La voix pure, diaphane et cousue d’émotions de la chanteuse, la maîtrise juste et enjouée de Hamdan en maître des machines et leurs deux belles énergies n’ont pas tardé à entraîner les moins avertis du public dans un territoire accueillant où il fait bon vivre, les fans quant à eux étaient conquis d’avance.
Poésie arabe, chants bédouins se mêlant aux samples électro minimalistes, leur répertoire prend racine de la richesse andalouse, égyptienne, syrienne, libanaise ou encore yéménite. Zeid Hamdan, qui lui-même est d’origine yéménite, n’a pas hésité à faire un clin d’œil à ces racines en rendant hommage à la grandeur de ce pays et son soutien actif à Gaza.

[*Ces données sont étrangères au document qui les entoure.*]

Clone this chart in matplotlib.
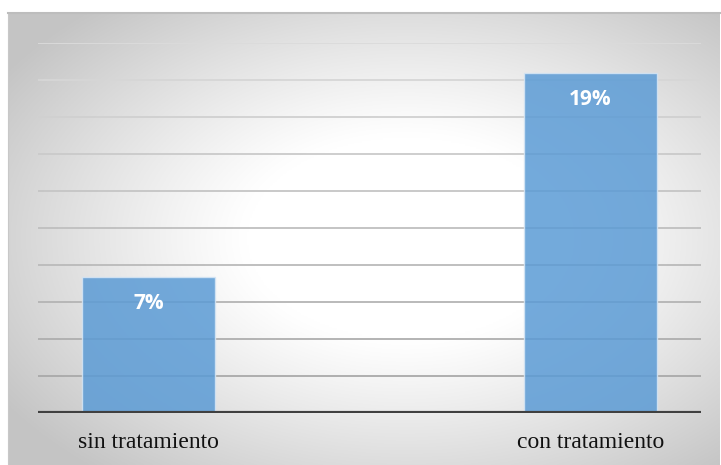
import numpy as np
import matplotlib
matplotlib.use("Agg")
import matplotlib.pyplot as plt

# data
categories = ["sin tratamiento", "con tratamiento"]
values = [0.0736, 0.184]
value_labels = ["7%", "19%"]
y_max = 0.20
y_step = 0.02

W, H = 721, 465
fig = plt.figure(figsize=(W / 100, H / 100), dpi=100)
fig.patch.set_facecolor("white")

# chart frame with radial grey gradient
bg = fig.add_axes([8 / W, 0, (720 - 8) / W, (H - 13) / H])
ny, nx = 300, 460
yy, xx = np.mgrid[0:1:ny * 1j, 0:1:nx * 1j]
r = np.sqrt(((xx - 0.56) / 0.75) ** 2 + ((yy - 0.5) / 0.75) ** 2)
t = np.clip((r - 0.3) / 0.6, 0, 1)
shade = 1 - 0.23 * t ** 1.1
img = np.dstack([shade, shade, shade])
bg.imshow(img, extent=[0, 1, 0, 1], aspect="auto", origin="lower")
bg.set_xticks([])
bg.set_yticks([])
for s in bg.spines.values():
    s.set_visible(False)
bg.spines["top"].set_visible(True)
bg.spines["top"].set_color("#bdbdbd")
bg.spines["top"].set_linewidth(1.5)
bg.spines["left"].set_visible(True)
bg.spines["left"].set_color("#c8c8c8")

ax = fig.add_axes([38 / W, 52 / H, (701 - 38) / W, 370 / H])
ax.patch.set_alpha(0)
x = np.arange(len(categories))
ax.set_xlim(-0.25, 1.25)
ax.set_ylim(0, y_max)
grid_y = np.arange(y_step, y_max + y_step / 2, y_step)
for gy in grid_y:
    g = 0.64 + 0.22 * gy / y_max
    ax.axhline(gy, color=(g, g, g), lw=1.3, zorder=1)

bars = ax.bar(x, values, width=0.30, color="#5b9bd5", alpha=0.85,
              edgecolor="#d6e6f5", linewidth=1, zorder=2)
for b, lab in zip(bars, value_labels):
    ax.annotate(lab, (b.get_x() + b.get_width() / 2, b.get_height()),
                xytext=(0, -27), textcoords="offset pixels",
                ha="center", va="center", color="white", fontsize=15,
                fontweight="bold", family="Open Sans", zorder=3)

ax.axhline(0, color="#404040", lw=3, zorder=4)
ax.set_yticks([])
ax.set_xticks(x)
ax.set_xticklabels(categories, family="Liberation Serif", fontsize=17, color="#111111")
ax.tick_params(axis="x", length=0, pad=14)
for s in ax.spines.values():
    s.set_visible(False)

fig.savefig("out.png", dpi=100)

Près d’une heure d’une belle communion entre les artistes et le public et 10 chansons (entre autres « Harir », « Taht el Ward », « Dabke ») admirablement pensées et servies avant de céder la place à l’exceptionnelle Tania Saleh.
Généreuse et authentique
Belle, sobre dans une élégante robe noire, émue l’artiste qui désirait depuis longtemps se produire en Tunisie entre en scène, entourée de musiciens connus comme le Tunisien Ghassen Fendri à la guitare et machines, Mohamed Najem, ney et clarinettes, Edouard Feuvrier (à la batterie) et Christophe Borilla à l’E-Bass.
« Je chante finalement en Tunisie, et quel honneur que ce soit au festival de Hammamet « , s’est-elle adressée au public avec beaucoup d’émotion avant de lui offrir son premier titre: « Chababik Beyrouth ».

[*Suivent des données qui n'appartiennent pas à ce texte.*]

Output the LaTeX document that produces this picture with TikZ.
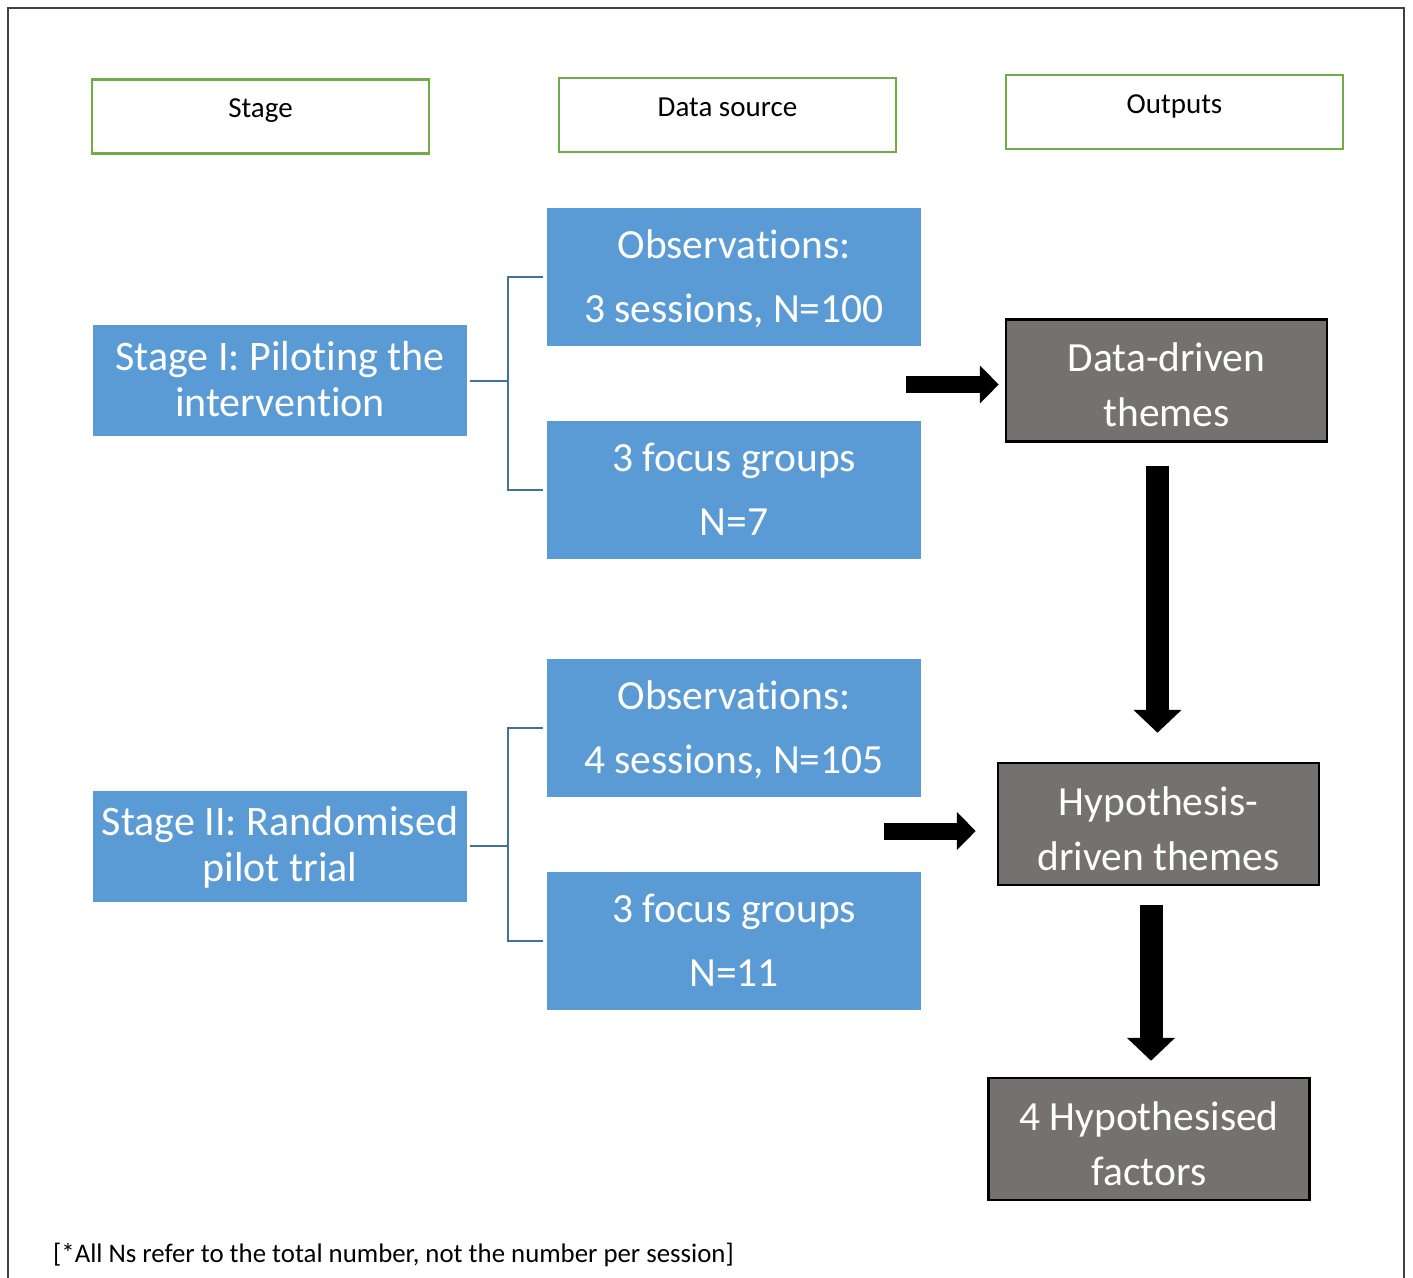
\documentclass[tikz,border=0pt]{standalone}
\usepackage{fontspec}
\setmainfont{Carlito}[Ligatures={NoCommon}]
\usetikzlibrary{arrows.meta,calc}
\definecolor{hgreen}{HTML}{70AD47}
\definecolor{boxblue}{HTML}{5B9BD5}
\definecolor{linkblue}{HTML}{41719C}
\definecolor{themegray}{HTML}{767171}
\definecolor{framegray}{HTML}{404040}

\begin{document}
\begin{tikzpicture}[x=1pt,y=-1pt,
  hdr/.style={draw=hgreen, line width=2.5pt, minimum width=337pt, minimum height=74pt, inner sep=0pt},
  hdrtext/.style={anchor=base, font=\fontsize{29}{34}\selectfont, inner sep=0pt},
  stagebox/.style={fill=boxblue, text=white, minimum width=374pt, minimum height=111pt, inner sep=0pt,
    align=center, text height=75pt, text depth=4pt, font=\fontsize{42}{46}\selectfont},
  srcbox/.style={fill=boxblue, text=white, minimum width=374pt, minimum height=138pt, inner sep=0pt,
    align=center, text height=97pt, text depth=6pt, font=\fontsize{41.5}{64}\selectfont},
  themebox/.style={fill=themegray, draw=black, line width=2.5pt, text=white, minimum width=321pt,
    minimum height=122pt, inner sep=0pt, align=center, text height=92pt, text depth=0pt,
    font=\fontsize{41.5}{55}\selectfont},
  bracket/.style={draw=linkblue, line width=2pt},
  blockarrow/.style={line width=17pt, -{Triangle[width=37pt,length=19pt]}},
  vblockarrow/.style={line width=23pt, -{Triangle[width=47pt,length=23pt]}},
]
\useasboundingbox (0,0) rectangle (1413,1277);
\fill[white] (0,0) rectangle (1413,1277);

% outer frame (open at the bottom edge of the page)
\draw[framegray, line width=2pt] (8,1300) -- (8,8) -- (1404,8) -- (1404,1300);

% column headers
\node[hdr] (hs) at (260.5,116.5) {};
\node[hdrtext] (hst) at ([yshift=-1pt]hs.center) {Stage};
\node[hdr] (hd) at (727.5,115) {};
\node[hdrtext] (hdt) at ([yshift=-1.5pt]hd.center) {Data source};
\node[hdr] (ho) at (1174.5,112) {};
\node[hdrtext] (hot) at ([yshift=-1pt]ho.center) {Outputs};

% stage I
\node[stagebox] (s1) at (280,380.5) {Stage I: Piloting the\\intervention};
\node[srcbox] (o1) at (734,277) {Observations:\\3 sessions, N=100};
\node[srcbox] (f1) at (734,490) {3 focus groups\\N=7};

% stage II
\node[stagebox] (s2) at (280,846) {Stage II: Randomised\\pilot trial};
\node[srcbox] (o2) at (734,728) {Observations:\\4 sessions, N=105};
\node[srcbox] (f2) at (734,941) {3 focus groups\\N=11};

% outputs
\node[themebox] (dd) at (1166.5,380.5) {Data-driven\\themes};
\node[themebox] (hy) at (1158.5,824) {Hypothesis-\\driven themes};
\node[themebox] (hf) at (1149,1139) {4 Hypothesised\\factors};

% brackets linking stages to data sources
\draw[bracket] ([xshift=3pt]s1.east) -- ++(38,0) coordinate (j1);
\draw[bracket] ([xshift=-4pt]o1.west) -| (j1) |- ([xshift=-4pt]f1.west);
\draw[bracket] ([xshift=3pt]s2.east) -- ++(38,0) coordinate (j2);
\draw[bracket] ([xshift=-4pt]o2.west) -| (j2) |- ([xshift=-4pt]f2.west);

% block arrows
\coordinate (a1) at (906,384.5);
\draw[blockarrow] (a1) -- ($(dd.west)+(-6,4)$);
\coordinate (a2) at (884,831);
\draw[blockarrow] (a2) -- ($(hy.west)+(-21,7)$);
\draw[vblockarrow] ($(dd.south)+(-9,23)$) -- ($(hy.north)+(-1,-29)$);
\draw[vblockarrow] ($(hy.south)+(-7.5,19)$) -- ($(hf.north)+(2,-16)$);

% footnote
\node[anchor=base west, inner sep=0pt, font=\fontsize{26.8}{32}\selectfont] (note) at (53,1262)
  {[*All Ns refer to the total number, not the number per session]};
\end{tikzpicture}
\end{document}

Chanteuse, compositrice et artiste visuelle considérée comme l’une des plus célèbres de la scène musicale alternative arabe (même si l’artiste nous a confié ne pas trop aimer le terme « alternatif » et souhaiter que ces formes nouvelles et contemporaines ne soient plus considérées comme de l’alternatif), Tania Saleh a signé son premier single « Ozone » en 1997. Depuis, elle n’a cessé d’expérimenter différentes formes d’expression artistique, principalement musicales, lyriques et visuelles.

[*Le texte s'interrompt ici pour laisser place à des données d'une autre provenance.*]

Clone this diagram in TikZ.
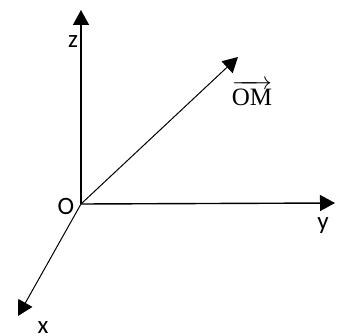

Musicalement, elle varie ses thèmes et cherche à conserver l’héritage musical et poétique traditionnel libanais et arabe afin de le rendre accessible au fil des générations et de le transmettre dans un style unique. Les cinéphiles l’ont surtout découverte à travers ses compositions et autres bandes originales de films dont ceux de la cinéaste libanaise Nadine Labaki.
Elle enchaîne avec « Salwa » , « Bassara » qui parle avec beaucoup d’humour des signes astrologiques et sa belle interprétation cool jazz du poème de Mahmoud Darwich « Hia la Touhebouka anta ». Toujours fidèle à elle-même elle ponctue ses interprétations de petites histoires sur ses chansons et autres anecdotes drôles sur les affres de l’amour de quoi créer une ambiance sympathique.
Subtilité, humour, engagement et résistance dans sa polysémie, Tania Saleh figure à travers son art beaucoup de sincérité et d’authenticité, et cela se ressent aussi à travers ses gestes, sa présence sur scène, ses paroles, ses mimiques et les petits sons qu’elle lance de temps à autre pour agrémenter sa prestation.
Elle n’oublie pas de faire un clin d’œil au sud du Liban et à sa résistance à travers la chanson « Aalamia » et d’exprimer son soutien à la cause palestinienne en dénonçant ce qui se passe à Gaza: » La win? Où va-t-on? jusqu’à quand on va continuer à massacrer sans scrupule et dans l’impunité des Palestiniens?…Jusqu’à quand on va scotcher sur nos téléphones en faisant défiler les images de morts au point de s’en habituer…? » lance-t-elle avant de chanter « Fi Bilad al akharin » (Dans le pays des autres).
Ses fameux titres « Mreyte », « Shoo », « Reda », « Maelna chi » et « Yaballah » qu’elle a interprétés avec beaucoup de justesse et d’entrain finissent par conquérir les non initiés à son œuvre. Les fans clamant ici et là quelques titres dont elle avait programmé une grande partie mais était obligée d’en exclure d’autres pour respecter le temps qui lui était accordé.
À la fin l’artiste surprend agréablement le public avec une magnifique interprétation alternée de son fameux titre « Hashishet albi » (tirée de la bande originale du film « Halla la win » (Et maintenant on va où?) de Nadine Labaki), et de la célèbre chanson de Hedi Jouini « Hobbek yetbadel yetjaded ». À l’unisson le public debout et l’artiste ont chanté ce beau dialogue entre ces deux répertoires qui se sont accordés à merveille. Une belle manière de la part de la merveilleuse Tania Saleh de clôturer cette soirée et de bien marquer cette première tunisienne. Merci!